Bartın’da 42 madenci öldü.
İyileşmez bir hastalığa yakalandıkları için değil, çalıştıkları kömür ocağında sıradan bir işgününün sıradan bir vardiyasında meydana gelen bir patlama sonucu öldüler.
Kimileri onlar için “şansızlarmış” dedi. Ama en çok da “kaderleri böyleymiş” dendi.
Oysa ölümleri ne şansızlıktan ne kaderdendi.
Kömür ocağında metan gazı belli bir seviyenin üzerine çıkınca “grizu” denilen patlamanın meydana geleceği yüz yıldır biliniyordu.
Kısacası Bartın’daki kömür ocağında işçiler kazara ölmediler, öldürüldüler.
Yetkililer gitti, cenazeler kalktı, tazminatlar konuşuldu. Gündemden düştü.
Madencilik en tehlikeli işlerden biridir, doğru… Fakat insanlığın ulaştığı ileri teknoloji ve yeni üretim yöntemleri o kömürün toprağın metrelerce altından kimsenin kılına zarar gelmeden çıkarmayı sağlayacak kadar ilerledi.
Peki o halde neden ölüyor işçiler?
Bir kömür parçası kadar değerleri yok da ondan.
Ama çalışırken ölmek sadece madenlerde değil ki.
Temizlemek için indiği hastane kanalizasyonunda kaptığı enfeksiyon nedeniyle de ölüyor işçiler, çalıştığı inşaatta yere çakılan asansörün içinde de…
Bazen içine kum torbası yerine işçileri doldurarak test edilen filikanın alabora olması sonucu boğularak ölüyorlar, bazen de yönetici baskısı altında sabahlara kadar proje yetiştirmeye çalışırken geçirdiği kalp krizi sonucu…

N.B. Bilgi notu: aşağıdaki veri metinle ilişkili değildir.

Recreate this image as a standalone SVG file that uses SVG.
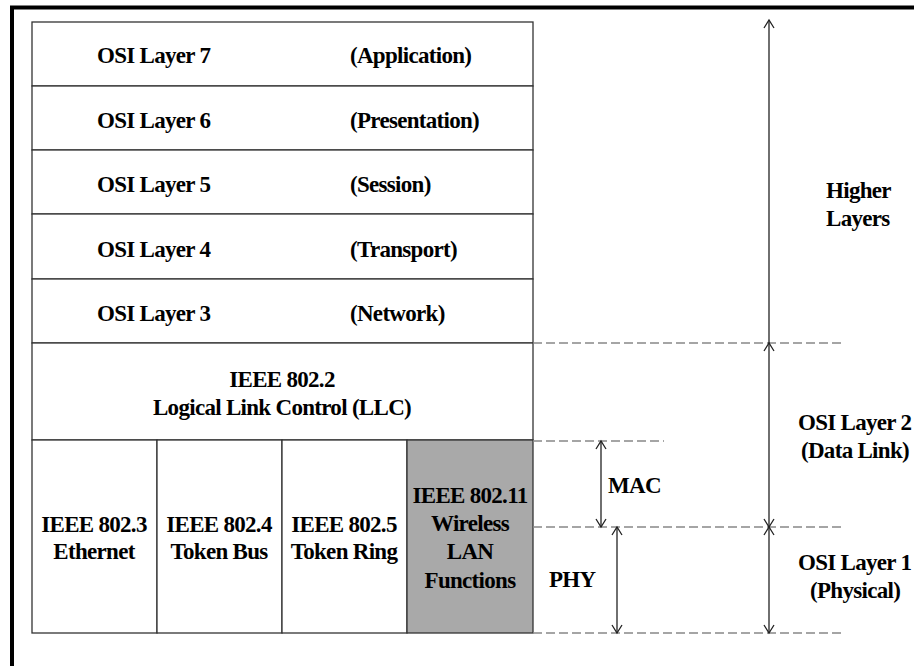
<svg xmlns="http://www.w3.org/2000/svg" width="914" height="666" viewBox="0 0 914 666">
<defs>
<style>
text{font-family:"Liberation Serif","Times New Roman",serif;font-weight:bold;font-size:23px;fill:#000;letter-spacing:-0.7px}
.c{text-anchor:middle}
.cell{fill:#fff;stroke:#333;stroke-width:1.3}
.gray{fill:#a9a9a9}
.dash{stroke:#888;stroke-width:1.6;stroke-dasharray:9 4;fill:none}
.arr{stroke:#222;stroke-width:1.3;fill:none;marker-start:url(#h);marker-end:url(#h)}
.arr1{stroke:#222;stroke-width:1.3;fill:none;marker-end:url(#h)}
</style>
<marker id="h" viewBox="-10 -6 12 12" refX="0" refY="0" markerWidth="12" markerHeight="12" markerUnits="userSpaceOnUse" orient="auto-start-reverse">
<path d="M-8,-5 L0,0 L-8,5" fill="none" stroke="#222" stroke-width="1.3"/>
</marker>
</defs>
<rect x="0" y="0" width="914" height="666" fill="#fff"/>
<rect x="12" y="7.5" width="950" height="700" fill="none" stroke="#000" stroke-width="4"/>

<g id="layer7"><rect class="cell" x="32" y="22" width="501" height="64"/><text x="97" y="63">OSI Layer 7</text><text x="350" y="63">(Application)</text></g>
<g id="layer6"><rect class="cell" x="32" y="86" width="501" height="64"/><text x="97" y="128">OSI Layer 6</text><text x="350" y="128">(Presentation)</text></g>
<g id="layer5"><rect class="cell" x="32" y="150" width="501" height="64"/><text x="97" y="192">OSI Layer 5</text><text x="350" y="192">(Session)</text></g>
<g id="layer4"><rect class="cell" x="32" y="214" width="501" height="65"/><text x="97" y="257">OSI Layer 4</text><text x="350" y="257">(Transport)</text></g>
<g id="layer3"><rect class="cell" x="32" y="279" width="501" height="64"/><text x="97" y="321">OSI Layer 3</text><text x="350" y="321">(Network)</text></g>
<g id="llc"><rect class="cell" x="32" y="343" width="501" height="97"/><text class="c" x="282" y="387">IEEE 802.2</text><text class="c" x="282" y="415">Logical Link Control (LLC)</text></g>
<g id="ieee8023"><rect class="cell" x="32" y="440" width="125" height="193"/><text class="c" x="94" y="532">IEEE 802.3</text><text class="c" x="94" y="559">Ethernet</text></g>
<g id="ieee8024"><rect class="cell" x="157" y="440" width="125" height="193"/><text class="c" x="219" y="532">IEEE 802.4</text><text class="c" x="219" y="559">Token Bus</text></g>
<g id="ieee8025"><rect class="cell" x="282" y="440" width="125" height="193"/><text class="c" x="344" y="532">IEEE 802.5</text><text class="c" x="344" y="559">Token Ring</text></g>
<g id="ieee80211"><rect class="cell gray" x="407" y="440" width="126" height="193"/><text class="c" x="470" y="503">IEEE 802.11</text><text class="c" x="470" y="531">Wireless</text><text class="c" x="470" y="559">LAN</text><text class="c" x="470" y="588">Functions</text></g>

<g id="connectors">
<line class="dash" x1="533" y1="343" x2="842" y2="343"/>
<line class="dash" x1="533" y1="441" x2="664" y2="441"/>
<line class="dash" x1="533" y1="527" x2="842" y2="527"/>
<line class="dash" x1="533" y1="633" x2="842" y2="633"/>
<line class="arr1" x1="769" y1="343" x2="769" y2="20"/>
<line class="arr" x1="769" y1="343" x2="769" y2="527"/>
<line class="arr" x1="769" y1="527" x2="769" y2="633"/>
<line class="arr" x1="601" y1="441" x2="601" y2="527"/>
<line class="arr" x1="617" y1="527" x2="617" y2="633"/>
</g>

<g id="labels">
<text x="826" y="198">Higher</text><text x="826" y="226">Layers</text>
<text x="608" y="493">MAC</text>
<text x="549" y="587">PHY</text>
<text x="798" y="430">OSI Layer 2</text><text x="801" y="458">(Data Link)</text>
<text x="798" y="570">OSI Layer 1</text><text x="810" y="598">(Physical)</text>
</g>
</svg>
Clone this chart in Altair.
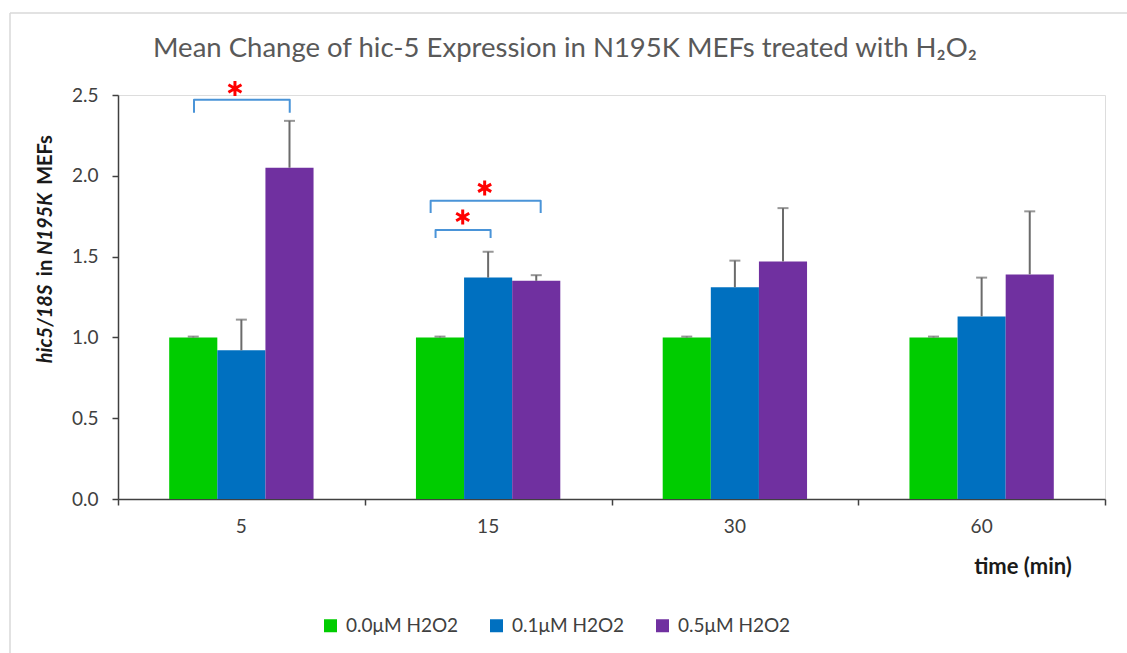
import altair as alt
import pandas as pd

# ---- data -------------------------------------------------------------
times = ["5", "15", "30", "60"]
doses = ["0.0μM H2O2", "0.1μM H2O2", "0.5μM H2O2"]
dose_colors = ["#00CC00", "#0070C0", "#7030A0"]

mean_00 = [1.00, 1.00, 1.00, 1.00]
mean_01 = [0.92, 1.37, 1.31, 1.13]
mean_05 = [2.05, 1.35, 1.47, 1.39]
err_00 = [0.005, 0.005, 0.005, 0.005]
err_01 = [0.19, 0.16, 0.165, 0.24]
err_05 = [0.29, 0.035, 0.33, 0.39]

# significance brackets (x in category units along the time axis)
bracket_x1 = [0.308, 1.287, 1.267]
bracket_x2 = [0.696, 1.510, 1.713]
bracket_top = [2.47, 1.665, 1.846]
bracket_foot = [2.39, 1.615, 1.77]
star_x = [0.474, 1.397, 1.486]
star_y = [2.54, 1.745, 1.925]

# ---- layout -----------------------------------------------------------
W, H = 987, 404
PAD_L, PAD_T = 118, 95
TOTAL_W, TOTAL_H = 1127, 653
BAR_W = 0.195
FONT = "Lato"
TEXT = "#404040"

rows = []
for k, (d, means, errs) in enumerate(zip(doses, [mean_00, mean_01, mean_05],
                                        [err_00, err_01, err_05])):
    for i, t in enumerate(times):
        x0 = i + (1 - 3 * BAR_W) / 2 + k * BAR_W
        rows.append(dict(time=t, dose=d, mean=means[i], err=errs[i],
                         top=means[i] + errs[i], x0=x0, x1=x0 + BAR_W,
                         xc=x0 + BAR_W / 2))
bars_df = pd.DataFrame(rows)

cat_df = pd.DataFrame({"time": times, "pos": [i + 0.5 for i in range(len(times))]})

br_rows = []
for b in range(len(bracket_x1)):
    pts = [(bracket_x1[b], bracket_foot[b]), (bracket_x1[b], bracket_top[b]),
           (bracket_x2[b], bracket_top[b]), (bracket_x2[b], bracket_foot[b])]
    for o, (bx, by) in enumerate(pts):
        br_rows.append(dict(bid=b, order=o, bx=bx, by=by))
br_df = pd.DataFrame(br_rows)
star_df = pd.DataFrame({"sx": star_x, "sy": star_y})
one = pd.DataFrame({"a": [0]})

xscale = alt.Scale(domain=[0, 4], nice=False, zero=False)
yscale = alt.Scale(domain=[0, 2.5], nice=False)

bars = alt.Chart(bars_df).mark_bar().encode(
    x=alt.X("x0:Q", scale=xscale,
            axis=alt.Axis(values=[0, 1, 2, 3, 4], labels=False, title=None,
                          grid=False, tickSize=6, tickColor=TEXT,
                          domainColor=TEXT, domainWidth=1.5, tickWidth=1.5)),
    x2="x1:Q",
    y=alt.Y("mean:Q", scale=yscale, stack=None,
            axis=alt.Axis(values=[0, 0.5, 1, 1.5, 2, 2.5], format=".1f",
                          title=None, grid=False, tickSize=6, tickColor=TEXT,
                          domainColor=TEXT, domainWidth=1.5, tickWidth=1.5,
                          labelFontSize=19, labelColor=TEXT, labelPadding=14,
                          labelFont=FONT)),
    y2=alt.datum(0),
    color=alt.Color("dose:N", scale=alt.Scale(domain=doses, range=dose_colors),
                    legend=alt.Legend(title=None, orient="none", legendX=203,
                                      legendY=521, direction="horizontal",
                                      symbolType="square", symbolSize=169,
                                      symbolStrokeWidth=0, labelFontSize=19,
                                      labelColor=TEXT, labelFont=FONT,
                                      columnPadding=28, padding=0,
                                      labelOffset=6)),
)

err_line = alt.Chart(bars_df).mark_rule(color="#6b6b6b", strokeWidth=2).encode(
    x=alt.X("xc:Q", scale=xscale), y=alt.Y("mean:Q", scale=yscale), y2="top:Q")
err_cap = alt.Chart(bars_df).mark_tick(color="#6b6b6b", thickness=2, size=11,
                                       orient="horizontal").encode(
    x=alt.X("xc:Q", scale=xscale), y=alt.Y("top:Q", scale=yscale))

cat_labels = alt.Chart(cat_df).mark_text(fontSize=19, font=FONT, color=TEXT,
                                         baseline="alphabetic").encode(
    x=alt.X("pos:Q", scale=xscale), y=alt.value(438), text="time:N")

brackets = alt.Chart(br_df).mark_line(color="#4a94d8", strokeWidth=2,
                                      strokeJoin="round").encode(
    x=alt.X("bx:Q", scale=xscale), y=alt.Y("by:Q", scale=yscale),
    detail="bid:N", order="order:Q")

stars = alt.Chart(star_df).mark_point(
    shape="M0,-1L0,1M-0.87,-0.5L0.87,0.5M-0.87,0.5L0.87,-0.5",
    size=225, filled=False, stroke="#FF0000", strokeWidth=3, opacity=1).encode(
    x=alt.X("sx:Q", scale=xscale), y=alt.Y("sy:Q", scale=yscale))

title = alt.Chart(one).mark_text(
    text="Mean Change of hic-5 Expression in N195K MEFs treated with H₂O₂",
    fontSize=27.5, font=FONT, color="#595959", align="center",
    baseline="alphabetic").encode(x=alt.value(565 - PAD_L), y=alt.value(57 - PAD_T))

xtitle = alt.Chart(one).mark_text(
    text="time (min)", fontSize=22, font=FONT, fontWeight="bold", color="#1a1a1a",
    align="center", baseline="alphabetic").encode(
    x=alt.value(1023 - PAD_L), y=alt.value(574 - PAD_T))

# rotated y-axis title with mixed italic / upright runs
ytitle_parts = [("hic5/18S", "italic", 324), ("in", "normal", 268),
                ("N195K", "italic", 224), ("MEFs", "normal", 160)]
ytitle = [
    alt.Chart(one).mark_text(text=txt, fontSize=20, font=FONT, fontWeight="bold",
                             fontStyle=style, color="#1a1a1a", angle=270,
                             align="center", baseline="middle").encode(
        x=alt.value(46 - PAD_L), y=alt.value(cy - PAD_T))
    for txt, style, cy in ytitle_parts
]

frame_top = alt.Chart(one).mark_rule(color="#d9d9d9", strokeWidth=1.5).encode(
    x=alt.value(10 - PAD_L), x2=alt.value(TOTAL_W - PAD_L), y=alt.value(13 - PAD_T))
frame_left = alt.Chart(one).mark_rule(color="#d9d9d9", strokeWidth=1.5).encode(
    x=alt.value(10 - PAD_L), y=alt.value(13 - PAD_T), y2=alt.value(TOTAL_H - PAD_T))

chart = alt.layer(
    frame_top, frame_left, bars, err_line, err_cap, cat_labels, brackets, stars,
    title, xtitle, *ytitle
).properties(
    width=W, height=H,
    autosize=alt.AutoSizeParams(type="none"),
    padding={"left": PAD_L, "top": PAD_T,
             "right": TOTAL_W - PAD_L - W, "bottom": TOTAL_H - PAD_T - H},
    background="white",
).configure_view(stroke=None).configure(font=FONT)

chart.save("out.html", embed_options={"renderer": "svg", "actions": False})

İşçiler çalışırken ölüyor.
Türkiye’de bir düzen sürüyor. Patrondan, zenginden yana bir düzen. Halka, emekçiye düşman bir düzen. Bu düzende emekçilere mutluluk ve huzur nasıl olur? Patronların ve onların siyasi partilerinin bu düzeni devam ettirme çabasını elimizin tersiyle iteceğiz. Başka yolu yok. Yarınımız olsun istiyorsak, Türkiye’nin üstüne çökmüş bu köhne düzeni yıkacağız.
Gelin kimsenin oturduğu yerden zenginleşmesine, bizim sırtımızdan semirmesine, Türkiye’yi yağmalamasına izin vermeyelim. Gelin biz işçilerin yer altında, tersanede, atölyede, büroda, motor üzerinde ölümle burun buruna koşullarda çalışmasına son verelim. Gelin mutfağa, elektriğe, suya, kiraya para yetiştirmek zorunda kalmayalım, emeğimizin karşılığını alalım.
Gelin kimsenin çalışırken ölmediği, işsiz ve aç kimsenin kalmadığı, herkesin kendini güvencede hissedeceği, eşitliğin hüküm sürdüğü bir Türkiye için örgütlenelim.
İşçi sınıfının partisi Türkiye Komünist Partisi’ne katılalım.
Biz üreten, tüm zenginlikleri yaratan işçileriz.
Ve unutmayalım ki yalnız değiliz, biz çoğunluğuz!